Friday night’s incident prompted Americans to share videos of the moving light streaks and ask what exactly caused it as they wondered what they were witnessing.
One user, Aaron Gleason, shared a video on Twitter where streaks of light can be seen moving high up in the sky. The user, who witnessed it from Sacramento, asked:
"Meteor? Alien? China?"
A meteor shower is an astronomical phenomenon in which a number of meteors originate from one point in the night sky. These meteors are generated by meteoroids (streams of cosmic debris) entering Earth’s atmosphere at an extremely high speed on parallel trajectories.

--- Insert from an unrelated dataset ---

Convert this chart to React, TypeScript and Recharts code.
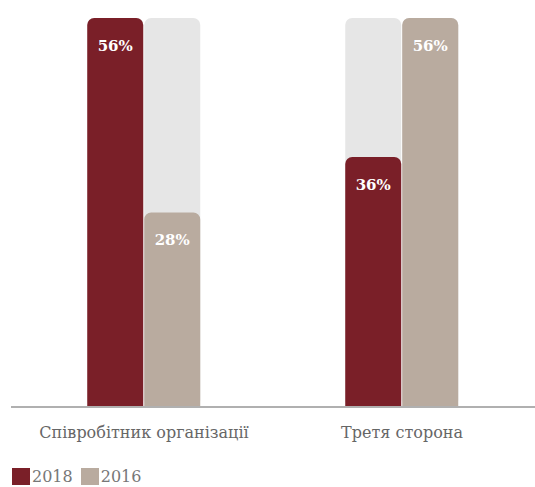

Netizens react to the meteor-like phenomenon seen in the Northern Californian sky
Many people around Sacramento, California, stopped to capture the band of lights they witnessed moving in the sky on Friday night. They shared the videos on Twitter and speculated about what the object could be.
Some wondered if it was a UFO, while others asked if it was a comet. However, everybody seemed amused by whatever they thought they were witnessing.

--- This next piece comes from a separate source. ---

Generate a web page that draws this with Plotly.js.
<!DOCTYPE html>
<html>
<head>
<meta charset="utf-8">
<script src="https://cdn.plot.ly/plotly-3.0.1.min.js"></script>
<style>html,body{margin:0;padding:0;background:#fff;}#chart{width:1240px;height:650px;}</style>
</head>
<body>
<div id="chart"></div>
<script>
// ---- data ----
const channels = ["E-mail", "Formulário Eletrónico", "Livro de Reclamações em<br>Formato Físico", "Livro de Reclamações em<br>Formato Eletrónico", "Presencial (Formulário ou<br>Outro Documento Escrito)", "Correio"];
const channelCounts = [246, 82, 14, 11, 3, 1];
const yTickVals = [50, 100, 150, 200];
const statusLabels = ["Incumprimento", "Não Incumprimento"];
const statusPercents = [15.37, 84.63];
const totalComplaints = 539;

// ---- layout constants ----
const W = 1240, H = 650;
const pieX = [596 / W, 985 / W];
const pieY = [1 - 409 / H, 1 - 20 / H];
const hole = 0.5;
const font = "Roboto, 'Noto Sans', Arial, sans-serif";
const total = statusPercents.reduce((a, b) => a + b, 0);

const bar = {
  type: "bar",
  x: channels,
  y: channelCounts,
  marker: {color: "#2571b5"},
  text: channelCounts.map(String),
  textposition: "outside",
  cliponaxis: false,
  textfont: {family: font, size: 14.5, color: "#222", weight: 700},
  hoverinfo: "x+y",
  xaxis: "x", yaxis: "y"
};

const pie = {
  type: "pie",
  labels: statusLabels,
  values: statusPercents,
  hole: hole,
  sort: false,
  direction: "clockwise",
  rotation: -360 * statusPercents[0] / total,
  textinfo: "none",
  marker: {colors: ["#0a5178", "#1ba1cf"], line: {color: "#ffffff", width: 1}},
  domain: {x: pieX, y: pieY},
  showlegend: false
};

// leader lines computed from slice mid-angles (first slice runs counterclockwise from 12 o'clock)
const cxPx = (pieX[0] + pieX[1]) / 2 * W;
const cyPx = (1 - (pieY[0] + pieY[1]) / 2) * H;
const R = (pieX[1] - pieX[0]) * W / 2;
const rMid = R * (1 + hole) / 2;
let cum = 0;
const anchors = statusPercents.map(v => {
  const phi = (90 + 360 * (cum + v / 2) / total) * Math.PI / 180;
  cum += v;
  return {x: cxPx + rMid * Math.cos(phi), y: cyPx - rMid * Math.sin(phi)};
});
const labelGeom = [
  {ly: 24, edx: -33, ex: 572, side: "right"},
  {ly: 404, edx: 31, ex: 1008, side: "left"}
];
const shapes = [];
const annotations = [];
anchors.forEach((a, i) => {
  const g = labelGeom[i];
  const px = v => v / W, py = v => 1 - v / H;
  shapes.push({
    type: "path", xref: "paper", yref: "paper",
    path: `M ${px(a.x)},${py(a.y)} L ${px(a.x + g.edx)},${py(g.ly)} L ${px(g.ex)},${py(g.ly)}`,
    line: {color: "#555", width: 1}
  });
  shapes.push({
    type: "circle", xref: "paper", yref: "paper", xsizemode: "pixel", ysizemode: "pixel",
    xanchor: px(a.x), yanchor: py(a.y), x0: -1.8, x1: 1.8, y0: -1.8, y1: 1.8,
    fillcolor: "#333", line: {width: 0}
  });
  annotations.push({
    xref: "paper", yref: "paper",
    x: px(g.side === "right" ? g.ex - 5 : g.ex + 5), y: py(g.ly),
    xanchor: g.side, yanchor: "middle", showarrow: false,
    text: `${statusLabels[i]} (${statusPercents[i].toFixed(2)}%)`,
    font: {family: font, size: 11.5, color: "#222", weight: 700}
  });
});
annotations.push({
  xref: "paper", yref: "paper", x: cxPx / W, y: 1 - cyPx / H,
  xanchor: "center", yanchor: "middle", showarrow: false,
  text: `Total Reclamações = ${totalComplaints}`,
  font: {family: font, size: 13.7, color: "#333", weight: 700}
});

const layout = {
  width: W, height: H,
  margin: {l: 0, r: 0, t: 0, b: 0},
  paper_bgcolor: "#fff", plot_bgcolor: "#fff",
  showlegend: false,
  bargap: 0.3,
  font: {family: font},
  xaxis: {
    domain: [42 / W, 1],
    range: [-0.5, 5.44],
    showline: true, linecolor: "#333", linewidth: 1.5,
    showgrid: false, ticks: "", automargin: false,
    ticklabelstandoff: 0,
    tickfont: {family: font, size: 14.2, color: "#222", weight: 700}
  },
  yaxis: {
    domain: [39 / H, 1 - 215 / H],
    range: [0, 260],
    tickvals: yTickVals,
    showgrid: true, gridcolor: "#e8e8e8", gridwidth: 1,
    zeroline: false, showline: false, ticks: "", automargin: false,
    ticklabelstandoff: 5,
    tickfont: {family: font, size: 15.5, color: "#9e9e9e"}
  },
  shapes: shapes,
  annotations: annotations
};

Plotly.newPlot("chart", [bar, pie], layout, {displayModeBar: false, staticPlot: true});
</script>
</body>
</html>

One user also wondered if it was a plane crashing in the sky.
Astronomer explains the light streak seen in the Northern Californian sky is a Japanese communications package
Astronomer and astrophysicist Jonathan McDowell explained what Americans witnessed on Friday night in Northern California.
McDowell serves at the Harvard-Smithsonian Center for Astrophysics. He explained on Twitter that the light streak was ICS-EF, a Japanese communications package that was being used to send data between Mission Control Tsukuba and the ISS Kibo module via the Kodama data relay satellite.

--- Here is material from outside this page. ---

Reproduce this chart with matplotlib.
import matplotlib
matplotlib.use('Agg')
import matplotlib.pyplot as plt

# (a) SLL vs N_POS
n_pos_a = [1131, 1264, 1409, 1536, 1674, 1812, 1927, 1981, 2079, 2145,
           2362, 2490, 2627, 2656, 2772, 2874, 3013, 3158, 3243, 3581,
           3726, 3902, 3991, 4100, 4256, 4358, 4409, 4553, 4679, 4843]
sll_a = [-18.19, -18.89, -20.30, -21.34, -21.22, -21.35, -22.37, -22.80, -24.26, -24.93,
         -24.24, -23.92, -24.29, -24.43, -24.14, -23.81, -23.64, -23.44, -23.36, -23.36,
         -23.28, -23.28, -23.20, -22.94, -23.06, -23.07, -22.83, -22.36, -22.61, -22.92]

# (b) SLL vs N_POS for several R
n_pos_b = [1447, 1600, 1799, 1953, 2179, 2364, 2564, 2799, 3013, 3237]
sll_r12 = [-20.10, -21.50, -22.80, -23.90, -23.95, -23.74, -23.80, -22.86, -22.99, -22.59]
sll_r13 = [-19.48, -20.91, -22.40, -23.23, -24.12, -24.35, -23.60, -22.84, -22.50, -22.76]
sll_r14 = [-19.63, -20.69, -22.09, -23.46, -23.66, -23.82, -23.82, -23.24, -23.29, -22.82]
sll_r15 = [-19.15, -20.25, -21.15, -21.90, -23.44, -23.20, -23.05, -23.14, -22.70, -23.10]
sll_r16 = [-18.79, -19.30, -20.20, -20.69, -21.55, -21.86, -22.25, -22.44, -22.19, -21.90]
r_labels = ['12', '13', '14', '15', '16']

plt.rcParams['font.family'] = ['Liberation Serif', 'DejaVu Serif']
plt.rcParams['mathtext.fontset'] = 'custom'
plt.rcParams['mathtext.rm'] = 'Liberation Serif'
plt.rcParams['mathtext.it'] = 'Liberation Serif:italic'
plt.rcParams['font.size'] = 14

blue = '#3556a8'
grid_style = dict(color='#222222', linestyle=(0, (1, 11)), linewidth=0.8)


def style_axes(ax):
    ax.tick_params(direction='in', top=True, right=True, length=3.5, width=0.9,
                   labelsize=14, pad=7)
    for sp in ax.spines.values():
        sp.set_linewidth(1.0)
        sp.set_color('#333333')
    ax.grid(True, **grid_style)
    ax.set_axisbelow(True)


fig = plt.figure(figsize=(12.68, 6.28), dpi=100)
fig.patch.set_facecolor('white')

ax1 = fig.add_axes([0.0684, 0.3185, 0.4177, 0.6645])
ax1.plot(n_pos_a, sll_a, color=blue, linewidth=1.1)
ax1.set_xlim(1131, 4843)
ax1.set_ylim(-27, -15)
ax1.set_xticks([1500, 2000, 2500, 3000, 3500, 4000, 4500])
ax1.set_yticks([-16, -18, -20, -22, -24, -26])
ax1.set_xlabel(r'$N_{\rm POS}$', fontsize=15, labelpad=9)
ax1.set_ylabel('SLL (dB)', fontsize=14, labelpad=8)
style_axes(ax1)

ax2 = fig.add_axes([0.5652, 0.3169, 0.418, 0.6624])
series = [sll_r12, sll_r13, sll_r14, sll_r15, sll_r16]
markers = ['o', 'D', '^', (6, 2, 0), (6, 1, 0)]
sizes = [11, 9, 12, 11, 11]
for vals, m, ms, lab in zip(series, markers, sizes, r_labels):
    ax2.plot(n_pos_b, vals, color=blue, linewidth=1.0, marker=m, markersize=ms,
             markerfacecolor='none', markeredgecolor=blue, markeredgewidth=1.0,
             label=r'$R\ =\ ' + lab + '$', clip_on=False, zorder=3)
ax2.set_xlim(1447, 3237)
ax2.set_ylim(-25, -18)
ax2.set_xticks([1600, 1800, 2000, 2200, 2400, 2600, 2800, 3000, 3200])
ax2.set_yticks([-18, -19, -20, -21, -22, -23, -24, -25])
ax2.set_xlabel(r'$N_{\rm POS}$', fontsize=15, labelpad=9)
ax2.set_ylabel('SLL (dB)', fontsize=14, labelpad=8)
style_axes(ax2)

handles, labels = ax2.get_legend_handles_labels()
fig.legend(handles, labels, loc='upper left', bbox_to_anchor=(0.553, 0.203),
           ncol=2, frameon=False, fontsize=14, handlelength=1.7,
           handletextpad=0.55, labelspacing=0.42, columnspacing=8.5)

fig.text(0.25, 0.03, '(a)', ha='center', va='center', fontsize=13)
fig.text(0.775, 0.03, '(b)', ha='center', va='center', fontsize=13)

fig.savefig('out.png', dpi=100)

He added that the communications package had a mass of 310 kg when it was launched to the International Space Station on the Space Shuttle in 2009. McDowell further explained that the communications package was installed in one of Kibo Exposed Facility's EFU bays.
The astronomer added that the ICS-EF orbited the Earth for three years as space junk and reentered the planet over California, making it widely observable from the Sacramento region. He said that it is probable that the package was almost completely burnt up when it reentered the Earth. However, he guessed that any surviving, small debris might have reached the Yosemite area.
McDowell also described the abbreviation ICS-EF, which stands for Inter-orbit Communications System - Exposed Facility. He added that when it was in use from 2009 to 2020, the Japanese communications package relayed whatever data it collected, to an internal computer called the ICS Pressurized Module (ICS-PM).
Earlier this week, it was reported that an asteroid that was discovered on Monday was projected to pass through Earth on Friday. NASA’s asteroid database posted about a near-Earth object named 2023 EY. It was also listed as one of the next five approaching asteroids. Scientists estimated it to be about 54 feet wide.